* START Given material *

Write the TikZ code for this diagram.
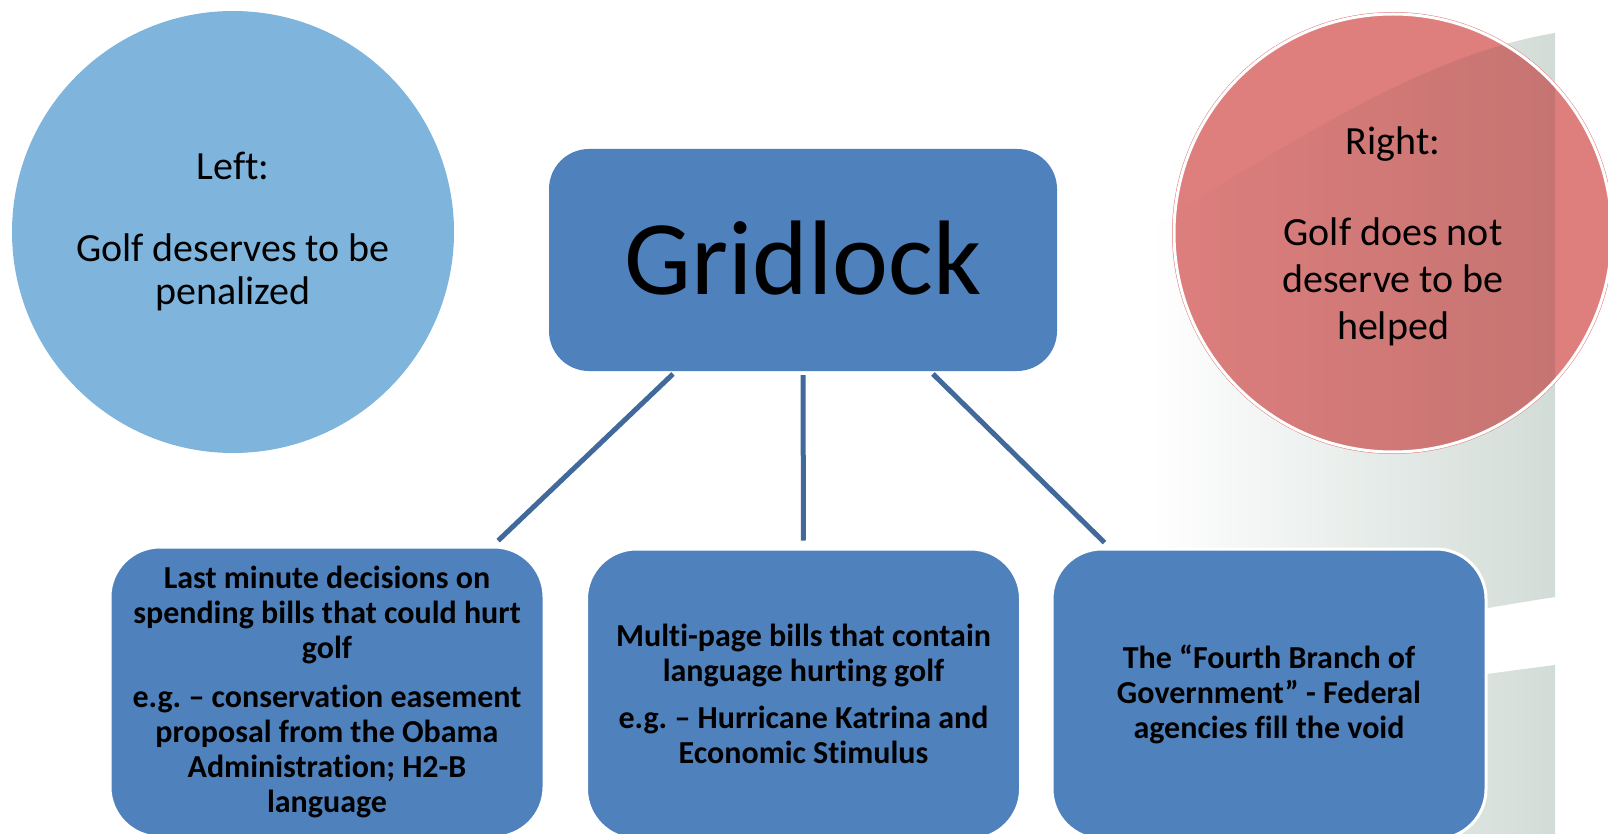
\documentclass[tikz,border=0pt]{standalone}
\usepackage{fontspec}
\setmainfont{Carlito}[Ligatures=NoCommon]
\frenchspacing
\usetikzlibrary
  {
    calc, % points along the box edges
  }

\begin{document}
\begin{tikzpicture}
    [
      x=1pt, y=-1pt,
      % Styles
      ball/.style={circle, inner sep=0pt, minimum size=442pt, align=center,
        font=\fontsize{40}{43}\selectfont},
      topic box/.style={rectangle, rounded corners=40pt, fill=boxblue,
        minimum width=508pt, minimum height=222pt,
        font=\fontsize{106}{120}\selectfont},
      case box/.style={rectangle, rounded corners=50pt, fill=boxblue,
        draw=white, line width=3pt, minimum width=434pt, minimum height=290pt,
        align=center, font=\fontsize{32}{35}\selectfont\bfseries},
      link/.style={draw=linkblue, line width=5pt, shorten <=4pt, shorten >=7pt}
    ]

    % Colors
    \definecolor{leftblue}{HTML}{7FB5DD}
    \definecolor{rightred}{HTML}{DE7F7E}
    \definecolor{boxblue}{HTML}{4F81BD}
    \definecolor{linkblue}{HTML}{41699B}
    \definecolor{bandgray}{HTML}{D2DCD7}

    \useasboundingbox (0,0) rectangle (1608,834);

    % background bands on the right
    \shade [left color=white, right color=bandgray]
      (1150,228) .. controls (1280,150) and (1420,55) .. (1555,33) --
      (1555,597) .. controls (1420,618) and (1260,650) .. (1150,680) -- cycle;
    \shade [left color=white, right color=bandgray]
      (1150,740) .. controls (1280,705) and (1420,682) .. (1555,665) --
      (1555,834) -- (1150,834) -- cycle;

    \node [ball, fill=leftblue] (left) at (233,232)
      {Left:\\[39pt] Golf deserves to be\\ penalized};

    \node [ball, fill=rightred] (right) at (1393,233) {};

    % band seen through the red circle
    \begin{scope}
      \clip (right.center) circle (219pt);
      \begin{scope}[blend mode=multiply]
        \shade [left color=white, right color=bandgray!60!white]
          (1150,228) .. controls (1280,150) and (1420,55) .. (1555,33) --
          (1555,597) .. controls (1420,618) and (1260,650) .. (1150,680) -- cycle;
      \end{scope}
    \end{scope}
    \draw [white, line width=3pt] (right.center) circle (219pt);
    \node [align=center, font=\fontsize{40}{47}\selectfont] at (1393,236)
      {Right:\\[44pt] Golf does not\\ deserve to be\\ helped};

    \node [topic box] (grid) at (803,260) {\raisebox{4pt}{Gridlock}};

    \node [case box] (spend) at (327,692)
      {Last minute decisions on\\ spending bills that could hurt\\ golf\\[14pt]
       e.g. – conservation easement\\ proposal from the Obama\\
       Administration; H2-B\\ language};
    \node [case box] (pages) at (803.5,694)
      {Multi-page bills that contain\\ language hurting golf\\[12pt]
       e.g. – Hurricane Katrina and\\ Economic Stimulus};
    \node [case box] (agency) at (1269,694)
      {The “Fourth Branch of\\ Government” - Federal\\ agencies fill the void};

    \draw [link] ($(grid.south west)!.25!(grid.south east)$) --
      ($(spend.north west)!.88!(spend.north east)$);
    \draw [link] (grid.south) -- (pages.north);
    \draw [link] ($(grid.south west)!.75!(grid.south east)$) --
      ($(agency.north west)!.135!(agency.north east)$);
  \end{tikzpicture}
\end{document}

* END Given material *

■ Work instructions
Set every line down exactly as written, leaving each picture out.

■ The reply
Write the TikZ code for this diagram.
\documentclass[tikz,border=0pt]{standalone}
\usepackage{fontspec}
\setmainfont{Carlito}[Ligatures=NoCommon]
\frenchspacing
\usetikzlibrary
  {
    calc, % points along the box edges
  }

\begin{document}
\begin{tikzpicture}
    [
      x=1pt, y=-1pt,
      % Styles
      ball/.style={circle, inner sep=0pt, minimum size=442pt, align=center,
        font=\fontsize{40}{43}\selectfont},
      topic box/.style={rectangle, rounded corners=40pt, fill=boxblue,
        minimum width=508pt, minimum height=222pt,
        font=\fontsize{106}{120}\selectfont},
      case box/.style={rectangle, rounded corners=50pt, fill=boxblue,
        draw=white, line width=3pt, minimum width=434pt, minimum height=290pt,
        align=center, font=\fontsize{32}{35}\selectfont\bfseries},
      link/.style={draw=linkblue, line width=5pt, shorten <=4pt, shorten >=7pt}
    ]

    % Colors
    \definecolor{leftblue}{HTML}{7FB5DD}
    \definecolor{rightred}{HTML}{DE7F7E}
    \definecolor{boxblue}{HTML}{4F81BD}
    \definecolor{linkblue}{HTML}{41699B}
    \definecolor{bandgray}{HTML}{D2DCD7}

    \useasboundingbox (0,0) rectangle (1608,834);

    % background bands on the right
    \shade [left color=white, right color=bandgray]
      (1150,228) .. controls (1280,150) and (1420,55) .. (1555,33) --
      (1555,597) .. controls (1420,618) and (1260,650) .. (1150,680) -- cycle;
    \shade [left color=white, right color=bandgray]
      (1150,740) .. controls (1280,705) and (1420,682) .. (1555,665) --
      (1555,834) -- (1150,834) -- cycle;

    \node [ball, fill=leftblue] (left) at (233,232)
      {Left:\\[39pt] Golf deserves to be\\ penalized};

    \node [ball, fill=rightred] (right) at (1393,233) {};

    % band seen through the red circle
    \begin{scope}
      \clip (right.center) circle (219pt);
      \begin{scope}[blend mode=multiply]
        \shade [left color=white, right color=bandgray!60!white]
          (1150,228) .. controls (1280,150) and (1420,55) .. (1555,33) --
          (1555,597) .. controls (1420,618) and (1260,650) .. (1150,680) -- cycle;
      \end{scope}
    \end{scope}
    \draw [white, line width=3pt] (right.center) circle (219pt);
    \node [align=center, font=\fontsize{40}{47}\selectfont] at (1393,236)
      {Right:\\[44pt] Golf does not\\ deserve to be\\ helped};

    \node [topic box] (grid) at (803,260) {\raisebox{4pt}{Gridlock}};

    \node [case box] (spend) at (327,692)
      {Last minute decisions on\\ spending bills that could hurt\\ golf\\[14pt]
       e.g. – conservation easement\\ proposal from the Obama\\
       Administration; H2-B\\ language};
    \node [case box] (pages) at (803.5,694)
      {Multi-page bills that contain\\ language hurting golf\\[12pt]
       e.g. – Hurricane Katrina and\\ Economic Stimulus};
    \node [case box] (agency) at (1269,694)
      {The “Fourth Branch of\\ Government” - Federal\\ agencies fill the void};

    \draw [link] ($(grid.south west)!.25!(grid.south east)$) --
      ($(spend.north west)!.88!(spend.north east)$);
    \draw [link] (grid.south) -- (pages.north);
    \draw [link] ($(grid.south west)!.75!(grid.south east)$) --
      ($(agency.north west)!.135!(agency.north east)$);
  \end{tikzpicture}
\end{document}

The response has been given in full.